A lullaby of diplomacy and apologies?

The poverty of the poor is not a call to generous relief action, but a demand that we go and build a different social order.”
― Gustavo Gutiérrez[1]

On January 23, 2014, I yet again went to Kapingila (Zambia Episcopal Conference) House in Lusaka, Zambia. This, it now seems is one of my annual intellection inquiry pilgrims. Our Catholic bishops always have press briefings or issue Pastoral Statements on the state of the Nation at Kapingila House. On this day, like on similar days gone, I was yet again disillusioned.

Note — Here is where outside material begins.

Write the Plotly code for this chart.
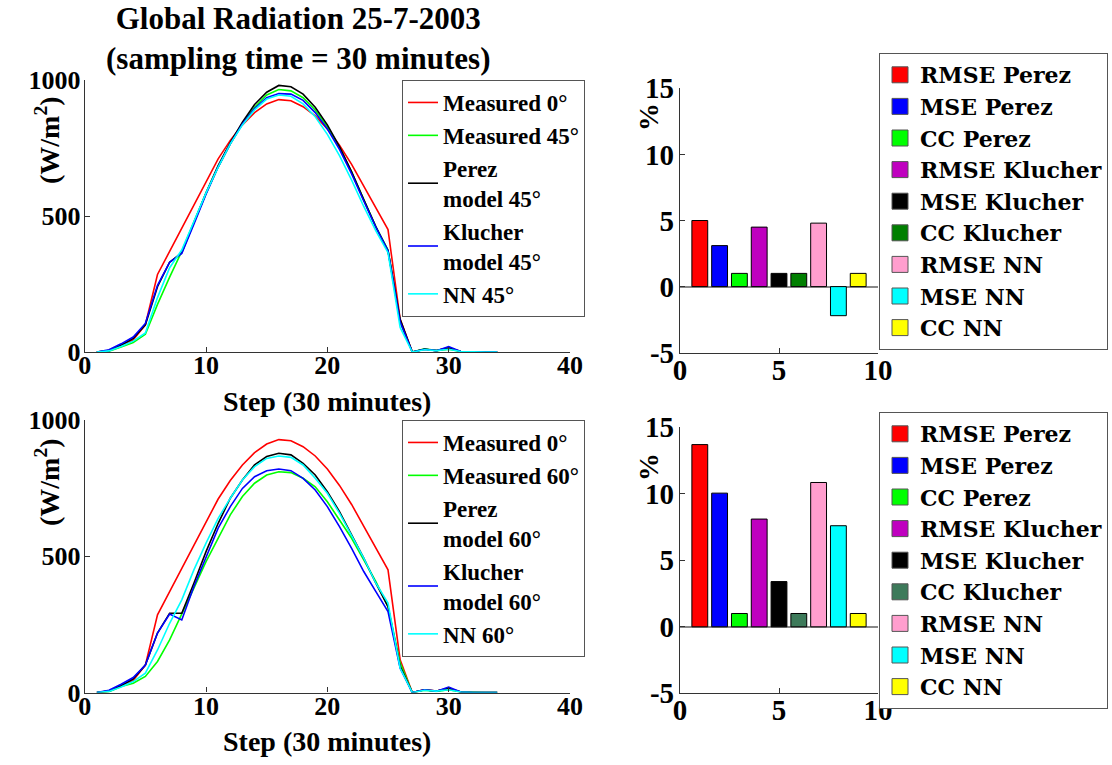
import plotly.graph_objects as go

# ---------------- data ----------------
steps = list(range(1, 35))

measured_0 = [0, 5, 25, 45, 100, 285, 370, 455, 545, 630, 710, 778, 835, 880, 912, 928,
              924, 902, 868, 820, 760, 690, 610, 530, 450, 120, 0, 10, 5, 15, 2, 0, 0, 0]

# top panel (45 deg)
measured_45 = [0, 3, 18, 35, 65, 175, 275, 370, 478, 583, 680, 765, 840, 900, 945, 965,
               960, 935, 890, 828, 752, 662, 560, 460, 375, 110, 0, 12, 5, 10, 2, 0, 0, 0]
perez_45 = [0, 5, 25, 50, 100, 240, 330, 365, 475, 585, 685, 770, 845, 910, 955, 980,
            975, 948, 900, 835, 755, 662, 560, 460, 372, 120, 0, 10, 5, 15, 2, 0, 0, 0]
klucher_45 = [0, 8, 30, 55, 105, 245, 330, 362, 470, 580, 680, 765, 838, 895, 935, 950,
              948, 925, 880, 820, 745, 655, 555, 458, 372, 110, 0, 10, 5, 20, 2, 0, 0, 0]
nn_45 = [0, 4, 20, 40, 70, 200, 310, 375, 480, 585, 680, 765, 835, 890, 930, 945,
         940, 912, 865, 800, 722, 632, 535, 445, 365, 90, 0, 8, 5, 10, 2, 0, 0, 0]

# bottom panel (60 deg)
measured_60 = [0, 3, 22, 34, 59, 114, 193, 285, 383, 480, 566, 652, 719, 768, 798, 810,
               807, 786, 755, 700, 633, 566, 487, 407, 315, 108, 0, 8, 4, 10, 2, 0, 0, 0]
perez_60 = [0, 5, 25, 50, 101, 218, 291, 291, 401, 517, 621, 713, 780, 835, 866, 878,
            872, 841, 798, 737, 664, 578, 493, 401, 315, 95, 0, 10, 5, 15, 2, 0, 0, 0]
klucher_60 = [0, 8, 30, 55, 101, 218, 288, 266, 389, 499, 603, 682, 749, 792, 814, 820,
              814, 786, 743, 682, 609, 529, 444, 370, 297, 89, 0, 10, 5, 20, 2, 0, 0, 0]
nn_60 = [0, 4, 20, 40, 71, 156, 254, 340, 450, 548, 639, 713, 780, 829, 859, 868,
         863, 835, 786, 731, 658, 578, 493, 401, 328, 89, 0, 8, 5, 10, 2, 0, 0, 0]

bar_names = ["RMSE Perez", "MSE Perez", "CC Perez", "RMSE Klucher", "MSE Klucher",
             "CC Klucher", "RMSE NN", "MSE NN", "CC NN"]
bar_pos = [1, 2, 3, 4, 5, 6, 7, 8, 9]
bars_45 = [5.0, 3.1, 1.0, 4.5, 1.0, 1.0, 4.8, -2.2, 1.0]
bars_60 = [13.7, 10.05, 1.0, 8.1, 3.4, 1.0, 10.85, 7.6, 1.0]
bar_colors_45 = ["#FF0000", "#0000FF", "#00FF00", "#BF00BF", "#000000", "#007F00",
                 "#FF9ECE", "#00FFFF", "#FFFF00"]
bar_colors_60 = ["#FF0000", "#0000FF", "#00FF00", "#BF00BF", "#000000", "#3D7A5A",
                 "#FF9ECE", "#00FFFF", "#FFFF00"]

left_xticks = [0, 10, 20, 30, 40]
left_yticks = [0, 500, 1000]
bar_xticks = [0, 5, 10]
bar_yticks = [-5, 0, 5, 10, 15]
bar_yticktext = ["-5", "0", "5", "10", "15"]

line_specs_45 = [("Measured 0°", measured_0, "#FF0000"),
                 ("Measured 45°", measured_45, "#00FF00"),
                 ("Perez<br>model 45°", perez_45, "#000000"),
                 ("Klucher<br>model 45°", klucher_45, "#0000FF"),
                 ("NN 45°", nn_45, "#00FFFF")]
line_specs_60 = [("Measured 0°", measured_0, "#FF0000"),
                 ("Measured 60°", measured_60, "#00FF00"),
                 ("Perez<br>model 60°", perez_60, "#000000"),
                 ("Klucher<br>model 60°", klucher_60, "#0000FF"),
                 ("NN 60°", nn_60, "#00FFFF")]

# ---------------- figure ----------------
W, H = 1112, 765
FONT = "Liberation Serif"
WIDE = "DejaVu Serif"
fig = go.Figure()

for name, vals, col in line_specs_45:
    fig.add_trace(go.Scatter(x=steps, y=vals, mode="lines", name=name,
                             line=dict(color=col, width=1.6),
                             xaxis="x", yaxis="y", legend="legend"))
for name, vals, col in line_specs_60:
    fig.add_trace(go.Scatter(x=steps, y=vals, mode="lines", name=name,
                             line=dict(color=col, width=1.6),
                             xaxis="x2", yaxis="y2", legend="legend2"))

for vals, cols, xa, ya, lg in ((bars_45, bar_colors_45, "x3", "y3", "legend3"),
                               (bars_60, bar_colors_60, "x4", "y4", "legend4")):
    for i, name in enumerate(bar_names):
        fig.add_trace(go.Bar(x=[bar_pos[i]], y=[vals[i]], name=name, width=0.8,
                             marker=dict(color=cols[i], line=dict(color="#000", width=1)),
                             xaxis=xa, yaxis=ya, showlegend=False))
        # legend entry with a larger square swatch
        fig.add_trace(go.Scatter(x=[None], y=[None], mode="markers", name=name,
                                 marker=dict(symbol="square", size=16, color=cols[i],
                                             line=dict(color="#555", width=1)),
                                 xaxis=xa, yaxis=ya, legend=lg))


def px_x(p):
    return p / W


def px_y(p):
    return 1 - p / H


def axis_style(size, standoff):
    return dict(showgrid=False, zeroline=False, showline=True, linecolor="#333",
                linewidth=1.2, ticks="inside", ticklen=5, tickcolor="#333",
                automargin=False, ticklabelstandoff=standoff,
                tickfont=dict(family=FONT, size=size, color="#000", weight="bold"))


left_x = [px_x(84.7), px_x(570)]
right_x = [px_x(680), px_x(878)]
zl = dict(zeroline=True, zerolinecolor="#888", zerolinewidth=1.5)

fig.update_layout(
    xaxis=dict(domain=left_x, range=[0, 40], tickvals=left_xticks, anchor="y",
               **axis_style(26, -10)),
    yaxis=dict(domain=[px_y(352), px_y(80)], range=[0, 1000], tickvals=left_yticks,
               anchor="x", **axis_style(26, -2)),
    xaxis2=dict(domain=left_x, range=[0, 40], tickvals=left_xticks, anchor="y2",
                **axis_style(26, -10)),
    yaxis2=dict(domain=[px_y(692.5), px_y(420)], range=[0, 1000], tickvals=left_yticks,
                anchor="x2", **axis_style(26, -2)),
    xaxis3=dict(domain=right_x, range=[0, 10], tickvals=bar_xticks, anchor="y3",
                **axis_style(29, -9)),
    yaxis3=dict(domain=[px_y(352.7), px_y(88.3)], range=[-5, 15], tickvals=bar_yticks,
                ticktext=bar_yticktext, anchor="x3", **{**axis_style(29, -1), **zl}),
    xaxis4=dict(domain=right_x, range=[0, 10], tickvals=bar_xticks, anchor="y4",
                **axis_style(29, -9)),
    yaxis4=dict(domain=[px_y(693.3), px_y(427.3)], range=[-5, 15], tickvals=bar_yticks,
                ticktext=bar_yticktext, anchor="x4", **{**axis_style(29, -1), **zl}),
)

leg_common = dict(xanchor="left", yanchor="top", bgcolor="#FFFFFF", bordercolor="#555",
                  borderwidth=1, traceorder="normal", tracegroupgap=0, itemclick=False,
                  itemsizing="trace")
line_leg_font = dict(family=FONT, size=23, color="#000", weight="bold")
bar_leg_font = dict(family=WIDE, size=22, color="#000", weight="bold")
fig.update_layout(
    legend=dict(x=px_x(402), y=px_y(80), font=line_leg_font, **leg_common),
    legend2=dict(x=px_x(402), y=px_y(420), font=line_leg_font, **leg_common),
    legend3=dict(x=px_x(879), y=px_y(53), font=bar_leg_font, **leg_common),
    legend4=dict(x=px_x(879), y=px_y(412), font=bar_leg_font, **leg_common),
)

lab_font = dict(family=FONT, size=28, color="#000", weight="bold")
fig.add_annotation(text="Global Radiation 25-7-2003<br>(sampling time = 30 minutes)",
                   x=px_x(298), y=px_y(38.5), xref="paper", yref="paper", showarrow=False,
                   xanchor="center", yanchor="middle",
                   font=dict(family=FONT, size=31, color="#000", weight="bold"))
for yc in (401, 741):
    fig.add_annotation(text="Step (30 minutes)", x=px_x(327), y=px_y(yc), xref="paper",
                       yref="paper", showarrow=False, xanchor="center", yanchor="middle",
                       font=lab_font)
for yc in (140, 482):
    fig.add_annotation(text="(W/m<sup>2</sup>)", x=px_x(47), y=px_y(yc), xref="paper",
                       yref="paper", showarrow=False, textangle=-90, xanchor="center",
                       yanchor="middle", font=lab_font)
for yc in (117, 467):
    fig.add_annotation(text="%", x=px_x(648), y=px_y(yc), xref="paper", yref="paper",
                       showarrow=False, textangle=-90, xanchor="center", yanchor="middle",
                       font=lab_font)

fig.update_layout(template="none", width=W, height=H, autosize=False,
                  margin=dict(l=0, r=0, t=0, b=0, pad=0, autoexpand=False),
                  paper_bgcolor="#FFFFFF", plot_bgcolor="#FFFFFF",
                  barmode="overlay", showlegend=True,
                  font=dict(family=FONT, color="#000"))

fig.write_html("out.html", config={"displayModeBar": False},
               post_script="document.body.style.margin='0';")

Perhaps, I really shouldn’t bother anymore. But well, these are our spiritual leaders, and in my auld langsyne thoughts they still typify that hope the underprivileged among us seek. That ray of guidance, wisdom that would transform today into a better tomorrow.

In my yesteryear thoughts, these men of the cloak speak against the excesses of the State, misrule, injustice with no partiality or fear. They profess their views on the state of the Nation with unhindered and burdenless authority. After all, most do not seek the echelons of political power. All they seek is a just and dignified existence for us all.

On this day, January 23, 2014, it suddenly dawned on me that there has always been something amiss in the way the Bishops deliver their concerns on the state of the Nation. The language, which is to the point, is however seldom inspiring, and not likely to shake the devil in his boots. It always sounds to me like a lullaby of overt diplomacy and apologies.

In hindsight, maybe we do not realize that as, Gustavo Gutiérrez observes, “The denunciation of injustice implies the rejection of the use of Christianity to legitimize the established order”. To which end, it is inarguable that any apparent failings by spiritual leaders (Catholic or not) to say it as it is, is not only a spiritual leadership failing on their part, but also that it can be construed to mean all is well, but for a few corners that need straightening out. Denunciation of misrule, injustice has to just be that – as it is.

I left Kapingila House with a ruptured conscience. With the injustice, misrule these revered men of the cloak have so righteously observed, should they still be so moderate? Perhaps, it was my imagination? Or perhaps, I dwell in an utopian world of “no injustice allowed, no rhetoric accepted”.

Ora pro nobis.

[1] Gustavo Gutiérrez Merino, O.P. is a Peruvian theologian and Dominican priest regarded as the founder of Liberation Theology.